### Challenge
Copy each line containing the word "matplotlib" from the records that follow, please.

|---|

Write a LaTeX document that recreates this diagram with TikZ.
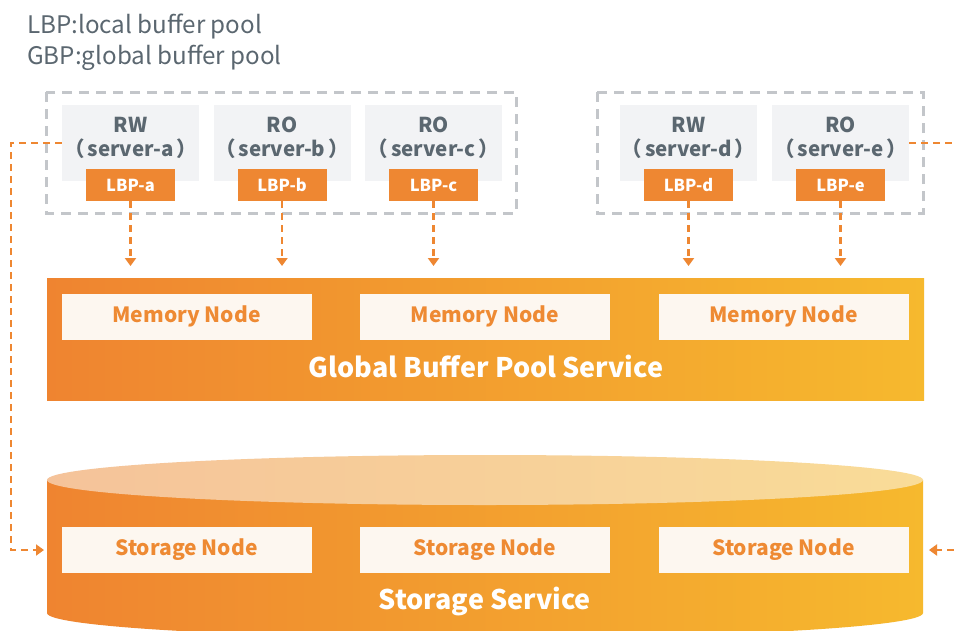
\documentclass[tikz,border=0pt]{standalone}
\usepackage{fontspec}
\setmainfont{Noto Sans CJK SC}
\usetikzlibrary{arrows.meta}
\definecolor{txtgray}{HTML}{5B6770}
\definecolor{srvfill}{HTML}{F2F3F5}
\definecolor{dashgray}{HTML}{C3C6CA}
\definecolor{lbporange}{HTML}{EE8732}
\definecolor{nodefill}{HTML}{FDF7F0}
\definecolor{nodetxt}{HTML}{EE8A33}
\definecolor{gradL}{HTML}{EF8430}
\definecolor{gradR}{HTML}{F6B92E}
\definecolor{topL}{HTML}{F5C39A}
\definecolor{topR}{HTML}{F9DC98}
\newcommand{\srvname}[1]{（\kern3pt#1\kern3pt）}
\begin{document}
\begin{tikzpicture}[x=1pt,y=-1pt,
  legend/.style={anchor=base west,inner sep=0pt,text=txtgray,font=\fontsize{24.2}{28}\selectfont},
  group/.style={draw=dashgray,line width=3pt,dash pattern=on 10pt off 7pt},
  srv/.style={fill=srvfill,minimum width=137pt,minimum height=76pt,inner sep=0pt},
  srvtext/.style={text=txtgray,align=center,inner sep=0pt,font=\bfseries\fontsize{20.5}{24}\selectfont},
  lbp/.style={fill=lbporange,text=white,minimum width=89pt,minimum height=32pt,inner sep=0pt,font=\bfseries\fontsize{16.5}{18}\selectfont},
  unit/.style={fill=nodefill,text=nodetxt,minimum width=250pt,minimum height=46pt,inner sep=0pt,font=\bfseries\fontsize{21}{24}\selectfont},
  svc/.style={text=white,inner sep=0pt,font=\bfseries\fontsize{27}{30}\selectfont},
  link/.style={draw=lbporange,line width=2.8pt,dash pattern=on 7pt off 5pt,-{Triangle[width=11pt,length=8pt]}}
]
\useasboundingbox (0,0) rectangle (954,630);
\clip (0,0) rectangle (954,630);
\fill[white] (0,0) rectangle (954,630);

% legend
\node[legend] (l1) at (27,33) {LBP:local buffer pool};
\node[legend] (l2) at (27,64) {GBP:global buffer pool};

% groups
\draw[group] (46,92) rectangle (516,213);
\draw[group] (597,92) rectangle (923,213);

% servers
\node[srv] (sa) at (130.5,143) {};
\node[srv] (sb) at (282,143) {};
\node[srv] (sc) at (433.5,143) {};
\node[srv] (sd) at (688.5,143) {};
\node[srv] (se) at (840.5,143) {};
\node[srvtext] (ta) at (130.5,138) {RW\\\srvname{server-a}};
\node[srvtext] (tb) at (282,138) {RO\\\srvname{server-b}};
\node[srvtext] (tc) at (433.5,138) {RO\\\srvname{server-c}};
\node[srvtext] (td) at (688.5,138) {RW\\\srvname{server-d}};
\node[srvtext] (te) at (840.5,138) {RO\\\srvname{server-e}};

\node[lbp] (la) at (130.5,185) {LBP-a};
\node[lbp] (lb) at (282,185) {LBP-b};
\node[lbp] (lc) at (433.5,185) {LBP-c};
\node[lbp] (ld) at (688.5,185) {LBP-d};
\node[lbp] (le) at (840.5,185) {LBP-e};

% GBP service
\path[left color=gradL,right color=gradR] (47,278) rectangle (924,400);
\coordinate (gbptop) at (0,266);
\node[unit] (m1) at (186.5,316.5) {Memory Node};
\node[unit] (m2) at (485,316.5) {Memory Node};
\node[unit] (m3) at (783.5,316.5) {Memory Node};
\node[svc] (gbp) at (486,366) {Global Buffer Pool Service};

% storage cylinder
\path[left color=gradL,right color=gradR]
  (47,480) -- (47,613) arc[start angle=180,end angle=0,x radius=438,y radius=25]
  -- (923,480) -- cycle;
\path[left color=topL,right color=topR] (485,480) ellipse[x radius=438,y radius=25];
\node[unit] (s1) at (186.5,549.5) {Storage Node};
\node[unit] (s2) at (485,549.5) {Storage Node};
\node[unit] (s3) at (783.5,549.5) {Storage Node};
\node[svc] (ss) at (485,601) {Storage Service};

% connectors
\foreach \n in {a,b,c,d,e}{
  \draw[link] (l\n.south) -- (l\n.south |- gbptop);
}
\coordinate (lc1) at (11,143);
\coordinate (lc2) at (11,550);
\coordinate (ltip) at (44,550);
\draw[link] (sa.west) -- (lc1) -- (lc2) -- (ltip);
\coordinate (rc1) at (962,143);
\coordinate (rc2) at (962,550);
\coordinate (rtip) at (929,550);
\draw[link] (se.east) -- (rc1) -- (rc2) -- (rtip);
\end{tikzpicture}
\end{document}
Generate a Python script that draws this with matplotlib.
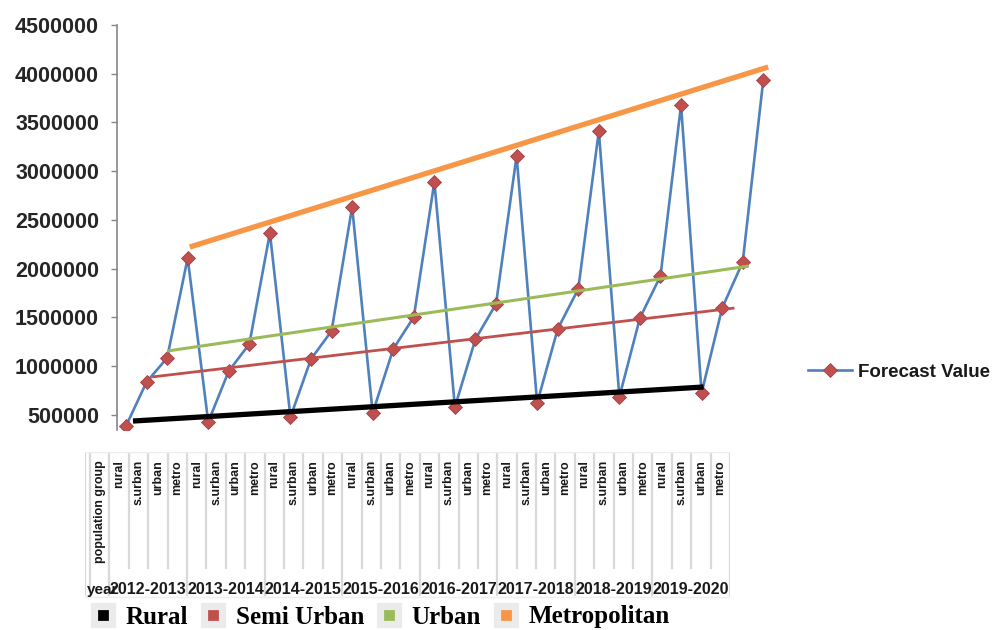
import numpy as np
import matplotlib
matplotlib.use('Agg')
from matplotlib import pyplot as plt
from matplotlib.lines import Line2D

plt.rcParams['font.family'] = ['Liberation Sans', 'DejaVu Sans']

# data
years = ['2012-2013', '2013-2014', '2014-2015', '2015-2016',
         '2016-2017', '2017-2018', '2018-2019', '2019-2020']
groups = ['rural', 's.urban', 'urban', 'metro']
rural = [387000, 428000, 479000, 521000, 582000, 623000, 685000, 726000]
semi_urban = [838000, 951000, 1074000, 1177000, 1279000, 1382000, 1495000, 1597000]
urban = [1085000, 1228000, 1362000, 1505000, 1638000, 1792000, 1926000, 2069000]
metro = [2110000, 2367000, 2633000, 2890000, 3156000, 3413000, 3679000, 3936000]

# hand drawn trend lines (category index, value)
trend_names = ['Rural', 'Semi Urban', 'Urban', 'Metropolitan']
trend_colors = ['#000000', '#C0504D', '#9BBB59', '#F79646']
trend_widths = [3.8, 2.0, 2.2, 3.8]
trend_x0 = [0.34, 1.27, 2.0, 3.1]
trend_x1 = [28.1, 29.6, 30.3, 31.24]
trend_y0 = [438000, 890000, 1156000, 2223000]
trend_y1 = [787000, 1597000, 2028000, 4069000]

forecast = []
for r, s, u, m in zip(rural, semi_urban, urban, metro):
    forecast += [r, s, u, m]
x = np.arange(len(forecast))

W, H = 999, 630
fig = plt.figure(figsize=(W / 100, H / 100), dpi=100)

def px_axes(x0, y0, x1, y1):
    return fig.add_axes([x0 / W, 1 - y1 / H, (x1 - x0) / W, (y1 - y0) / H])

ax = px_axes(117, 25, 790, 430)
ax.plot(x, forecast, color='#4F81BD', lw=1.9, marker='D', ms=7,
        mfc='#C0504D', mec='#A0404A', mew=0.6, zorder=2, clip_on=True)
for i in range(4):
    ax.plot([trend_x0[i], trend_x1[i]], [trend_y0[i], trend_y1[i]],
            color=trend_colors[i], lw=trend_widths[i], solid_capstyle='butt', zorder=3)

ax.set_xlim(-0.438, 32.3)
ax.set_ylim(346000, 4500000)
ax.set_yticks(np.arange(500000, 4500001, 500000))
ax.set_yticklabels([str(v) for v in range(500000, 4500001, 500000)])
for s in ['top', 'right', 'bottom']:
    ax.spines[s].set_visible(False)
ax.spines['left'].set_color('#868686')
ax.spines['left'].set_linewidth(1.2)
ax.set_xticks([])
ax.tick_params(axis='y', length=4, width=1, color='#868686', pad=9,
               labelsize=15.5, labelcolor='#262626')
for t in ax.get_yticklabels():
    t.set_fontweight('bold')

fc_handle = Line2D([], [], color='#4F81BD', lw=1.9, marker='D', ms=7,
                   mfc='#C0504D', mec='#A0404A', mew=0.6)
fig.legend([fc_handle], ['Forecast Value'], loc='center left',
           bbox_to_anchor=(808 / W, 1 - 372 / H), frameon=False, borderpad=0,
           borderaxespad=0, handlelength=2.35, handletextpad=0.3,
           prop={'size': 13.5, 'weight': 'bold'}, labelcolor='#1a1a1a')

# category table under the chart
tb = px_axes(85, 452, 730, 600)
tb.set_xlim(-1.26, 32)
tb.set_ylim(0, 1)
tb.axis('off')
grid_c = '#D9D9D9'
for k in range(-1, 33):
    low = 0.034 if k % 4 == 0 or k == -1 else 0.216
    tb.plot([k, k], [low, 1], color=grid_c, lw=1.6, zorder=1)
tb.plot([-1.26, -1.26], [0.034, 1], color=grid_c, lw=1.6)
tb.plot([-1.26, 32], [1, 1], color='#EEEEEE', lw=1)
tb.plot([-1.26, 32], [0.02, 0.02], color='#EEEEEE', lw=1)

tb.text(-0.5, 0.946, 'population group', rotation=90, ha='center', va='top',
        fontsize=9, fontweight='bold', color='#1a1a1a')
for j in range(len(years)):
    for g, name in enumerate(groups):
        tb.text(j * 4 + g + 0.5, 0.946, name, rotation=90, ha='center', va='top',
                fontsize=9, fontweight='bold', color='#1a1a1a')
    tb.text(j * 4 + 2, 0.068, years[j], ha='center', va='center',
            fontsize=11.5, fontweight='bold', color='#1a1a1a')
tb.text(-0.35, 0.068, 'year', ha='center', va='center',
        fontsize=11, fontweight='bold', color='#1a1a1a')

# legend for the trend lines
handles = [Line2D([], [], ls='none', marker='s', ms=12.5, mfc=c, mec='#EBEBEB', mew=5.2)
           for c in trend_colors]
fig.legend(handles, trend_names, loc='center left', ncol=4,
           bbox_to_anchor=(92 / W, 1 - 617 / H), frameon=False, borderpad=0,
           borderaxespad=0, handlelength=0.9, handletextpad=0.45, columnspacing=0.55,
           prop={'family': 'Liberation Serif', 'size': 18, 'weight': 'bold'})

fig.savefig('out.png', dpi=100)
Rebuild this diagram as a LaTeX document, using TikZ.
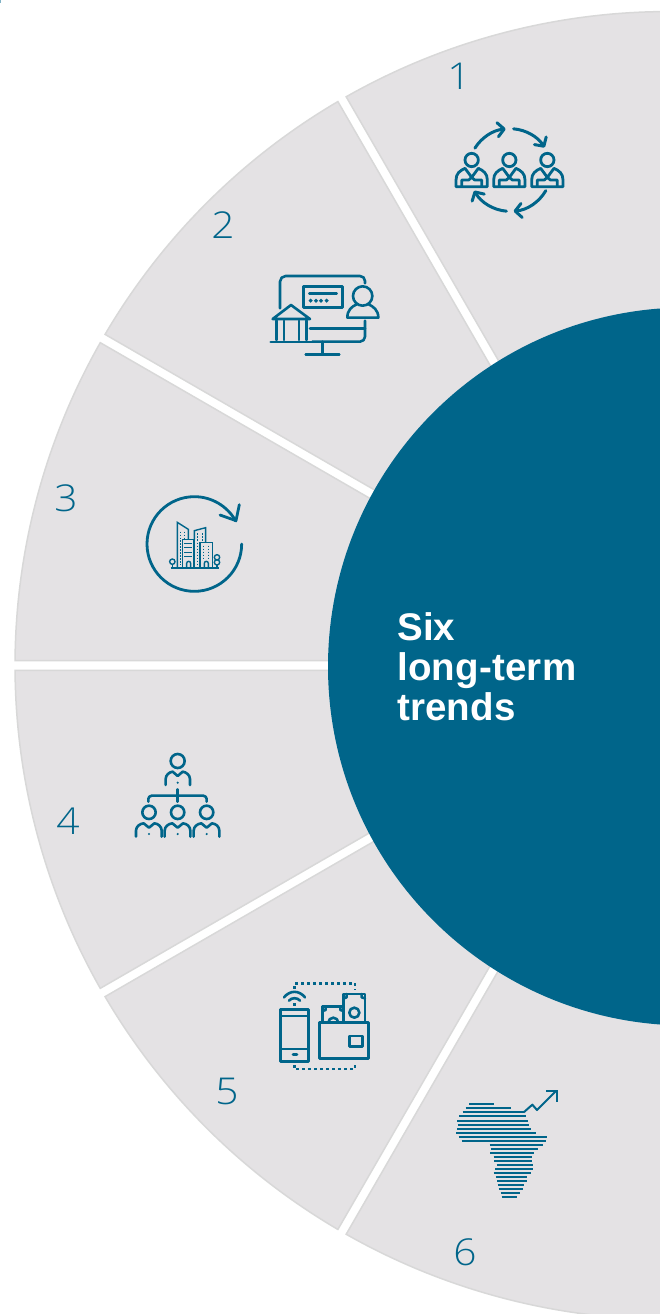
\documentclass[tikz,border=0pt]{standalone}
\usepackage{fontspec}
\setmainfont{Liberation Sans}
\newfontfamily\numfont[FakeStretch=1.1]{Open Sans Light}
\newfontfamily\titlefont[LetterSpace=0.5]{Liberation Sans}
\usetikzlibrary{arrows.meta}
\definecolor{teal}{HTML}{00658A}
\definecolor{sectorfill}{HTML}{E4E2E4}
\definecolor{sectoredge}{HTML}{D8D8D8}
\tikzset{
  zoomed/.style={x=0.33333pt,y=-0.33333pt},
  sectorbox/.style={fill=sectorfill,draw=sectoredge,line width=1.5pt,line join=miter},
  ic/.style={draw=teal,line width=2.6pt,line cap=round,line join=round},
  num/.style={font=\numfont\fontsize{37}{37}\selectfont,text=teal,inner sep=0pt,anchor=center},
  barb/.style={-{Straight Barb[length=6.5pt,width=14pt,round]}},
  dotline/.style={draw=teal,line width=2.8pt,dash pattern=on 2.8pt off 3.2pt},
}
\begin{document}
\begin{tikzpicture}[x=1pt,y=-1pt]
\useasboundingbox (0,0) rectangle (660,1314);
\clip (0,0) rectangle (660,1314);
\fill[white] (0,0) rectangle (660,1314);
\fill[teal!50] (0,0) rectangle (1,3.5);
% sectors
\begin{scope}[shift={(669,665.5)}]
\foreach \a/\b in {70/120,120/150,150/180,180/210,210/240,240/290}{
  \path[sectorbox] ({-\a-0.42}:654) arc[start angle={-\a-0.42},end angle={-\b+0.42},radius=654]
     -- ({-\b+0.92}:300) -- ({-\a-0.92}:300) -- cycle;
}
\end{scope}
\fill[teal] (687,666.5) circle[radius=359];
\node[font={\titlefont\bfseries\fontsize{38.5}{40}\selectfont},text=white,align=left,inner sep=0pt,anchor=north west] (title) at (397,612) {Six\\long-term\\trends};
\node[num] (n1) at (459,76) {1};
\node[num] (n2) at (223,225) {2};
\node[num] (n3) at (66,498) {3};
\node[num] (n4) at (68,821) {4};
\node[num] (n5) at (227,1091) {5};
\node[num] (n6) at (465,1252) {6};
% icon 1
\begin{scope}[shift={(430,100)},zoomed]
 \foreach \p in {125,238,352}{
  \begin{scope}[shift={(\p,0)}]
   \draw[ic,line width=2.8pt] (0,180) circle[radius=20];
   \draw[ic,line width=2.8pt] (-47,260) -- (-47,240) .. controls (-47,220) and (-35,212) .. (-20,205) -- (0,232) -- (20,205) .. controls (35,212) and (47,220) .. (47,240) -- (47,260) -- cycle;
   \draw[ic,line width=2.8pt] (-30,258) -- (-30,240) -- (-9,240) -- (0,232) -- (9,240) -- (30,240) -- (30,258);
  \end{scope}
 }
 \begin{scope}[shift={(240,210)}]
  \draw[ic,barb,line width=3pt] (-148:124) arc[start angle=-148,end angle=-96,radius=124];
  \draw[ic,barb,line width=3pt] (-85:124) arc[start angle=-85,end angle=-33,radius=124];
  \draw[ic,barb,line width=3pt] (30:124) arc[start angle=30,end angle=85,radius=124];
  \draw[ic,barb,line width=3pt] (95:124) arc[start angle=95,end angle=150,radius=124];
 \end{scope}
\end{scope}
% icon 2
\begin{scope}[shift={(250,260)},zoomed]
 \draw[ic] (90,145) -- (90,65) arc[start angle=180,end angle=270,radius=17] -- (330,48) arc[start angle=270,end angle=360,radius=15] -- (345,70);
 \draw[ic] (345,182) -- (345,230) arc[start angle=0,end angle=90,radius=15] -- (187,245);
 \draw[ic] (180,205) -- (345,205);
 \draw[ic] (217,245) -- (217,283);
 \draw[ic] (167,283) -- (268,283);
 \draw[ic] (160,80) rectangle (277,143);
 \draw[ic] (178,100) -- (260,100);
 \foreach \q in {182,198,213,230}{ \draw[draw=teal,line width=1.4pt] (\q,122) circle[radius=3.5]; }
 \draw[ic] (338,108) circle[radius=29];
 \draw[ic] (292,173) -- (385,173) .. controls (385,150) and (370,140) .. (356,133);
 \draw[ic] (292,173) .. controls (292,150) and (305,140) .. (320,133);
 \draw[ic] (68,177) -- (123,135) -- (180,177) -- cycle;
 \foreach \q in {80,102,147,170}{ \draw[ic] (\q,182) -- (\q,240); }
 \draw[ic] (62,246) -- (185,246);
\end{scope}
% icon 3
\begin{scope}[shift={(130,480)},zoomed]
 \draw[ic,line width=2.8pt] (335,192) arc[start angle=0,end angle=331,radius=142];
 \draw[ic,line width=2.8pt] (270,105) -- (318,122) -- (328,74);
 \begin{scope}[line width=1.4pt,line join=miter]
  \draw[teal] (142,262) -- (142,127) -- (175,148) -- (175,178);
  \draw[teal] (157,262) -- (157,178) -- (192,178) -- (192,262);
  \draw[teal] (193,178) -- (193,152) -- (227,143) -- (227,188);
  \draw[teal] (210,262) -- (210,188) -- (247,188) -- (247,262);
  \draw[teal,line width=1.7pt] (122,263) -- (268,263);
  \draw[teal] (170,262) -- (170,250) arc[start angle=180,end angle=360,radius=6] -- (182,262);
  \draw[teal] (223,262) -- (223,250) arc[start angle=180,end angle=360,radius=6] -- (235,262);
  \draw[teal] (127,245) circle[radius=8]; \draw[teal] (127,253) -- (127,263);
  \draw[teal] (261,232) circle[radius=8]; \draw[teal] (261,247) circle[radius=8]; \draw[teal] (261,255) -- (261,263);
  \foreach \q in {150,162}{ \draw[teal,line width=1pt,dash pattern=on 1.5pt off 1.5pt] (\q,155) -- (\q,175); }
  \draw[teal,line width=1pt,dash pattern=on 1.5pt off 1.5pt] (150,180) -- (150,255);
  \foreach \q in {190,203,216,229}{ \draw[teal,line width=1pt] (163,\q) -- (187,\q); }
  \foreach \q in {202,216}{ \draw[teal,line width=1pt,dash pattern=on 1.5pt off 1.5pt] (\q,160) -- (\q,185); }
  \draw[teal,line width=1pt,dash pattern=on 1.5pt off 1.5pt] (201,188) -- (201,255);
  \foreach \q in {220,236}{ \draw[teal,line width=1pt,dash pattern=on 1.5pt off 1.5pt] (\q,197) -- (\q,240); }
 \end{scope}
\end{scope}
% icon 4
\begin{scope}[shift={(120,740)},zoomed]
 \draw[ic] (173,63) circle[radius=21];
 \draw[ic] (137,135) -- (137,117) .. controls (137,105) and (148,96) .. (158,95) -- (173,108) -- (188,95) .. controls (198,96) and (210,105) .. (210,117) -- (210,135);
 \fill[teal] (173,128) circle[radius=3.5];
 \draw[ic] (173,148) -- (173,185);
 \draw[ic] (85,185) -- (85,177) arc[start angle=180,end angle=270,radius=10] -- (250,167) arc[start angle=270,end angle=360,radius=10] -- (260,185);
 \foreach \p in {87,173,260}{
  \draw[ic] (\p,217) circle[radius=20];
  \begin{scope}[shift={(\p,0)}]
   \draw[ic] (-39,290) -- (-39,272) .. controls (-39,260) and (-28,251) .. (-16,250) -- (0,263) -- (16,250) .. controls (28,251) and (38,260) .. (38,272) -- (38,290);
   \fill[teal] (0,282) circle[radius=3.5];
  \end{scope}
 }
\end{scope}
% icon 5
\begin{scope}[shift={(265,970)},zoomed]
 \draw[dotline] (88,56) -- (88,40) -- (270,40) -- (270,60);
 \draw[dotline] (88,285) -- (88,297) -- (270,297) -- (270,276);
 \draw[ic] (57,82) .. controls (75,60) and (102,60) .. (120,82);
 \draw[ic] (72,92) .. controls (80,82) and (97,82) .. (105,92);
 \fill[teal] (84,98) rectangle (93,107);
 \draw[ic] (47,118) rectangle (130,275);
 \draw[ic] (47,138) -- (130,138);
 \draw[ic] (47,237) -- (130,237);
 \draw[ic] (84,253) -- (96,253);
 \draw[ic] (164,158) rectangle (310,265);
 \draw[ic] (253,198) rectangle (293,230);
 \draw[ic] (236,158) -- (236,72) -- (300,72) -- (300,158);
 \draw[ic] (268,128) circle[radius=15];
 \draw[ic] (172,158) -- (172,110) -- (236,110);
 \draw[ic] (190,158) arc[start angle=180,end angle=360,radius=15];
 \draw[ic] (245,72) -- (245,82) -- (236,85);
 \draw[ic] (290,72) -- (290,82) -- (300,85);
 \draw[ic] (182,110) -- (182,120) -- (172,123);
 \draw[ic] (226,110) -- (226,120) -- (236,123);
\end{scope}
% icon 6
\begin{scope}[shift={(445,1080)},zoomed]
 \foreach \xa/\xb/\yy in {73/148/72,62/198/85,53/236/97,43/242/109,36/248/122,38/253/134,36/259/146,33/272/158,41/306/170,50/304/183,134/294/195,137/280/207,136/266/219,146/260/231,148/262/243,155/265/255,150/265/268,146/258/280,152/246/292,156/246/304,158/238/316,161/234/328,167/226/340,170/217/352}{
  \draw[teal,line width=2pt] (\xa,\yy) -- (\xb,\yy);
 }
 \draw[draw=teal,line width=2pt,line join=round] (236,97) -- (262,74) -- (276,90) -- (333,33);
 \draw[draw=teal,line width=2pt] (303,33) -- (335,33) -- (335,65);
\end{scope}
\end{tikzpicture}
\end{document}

|---|

### Response below
Generate a Python script that draws this with matplotlib.
import matplotlib
matplotlib.use('Agg')
from matplotlib import pyplot as plt
from matplotlib.lines import Line2D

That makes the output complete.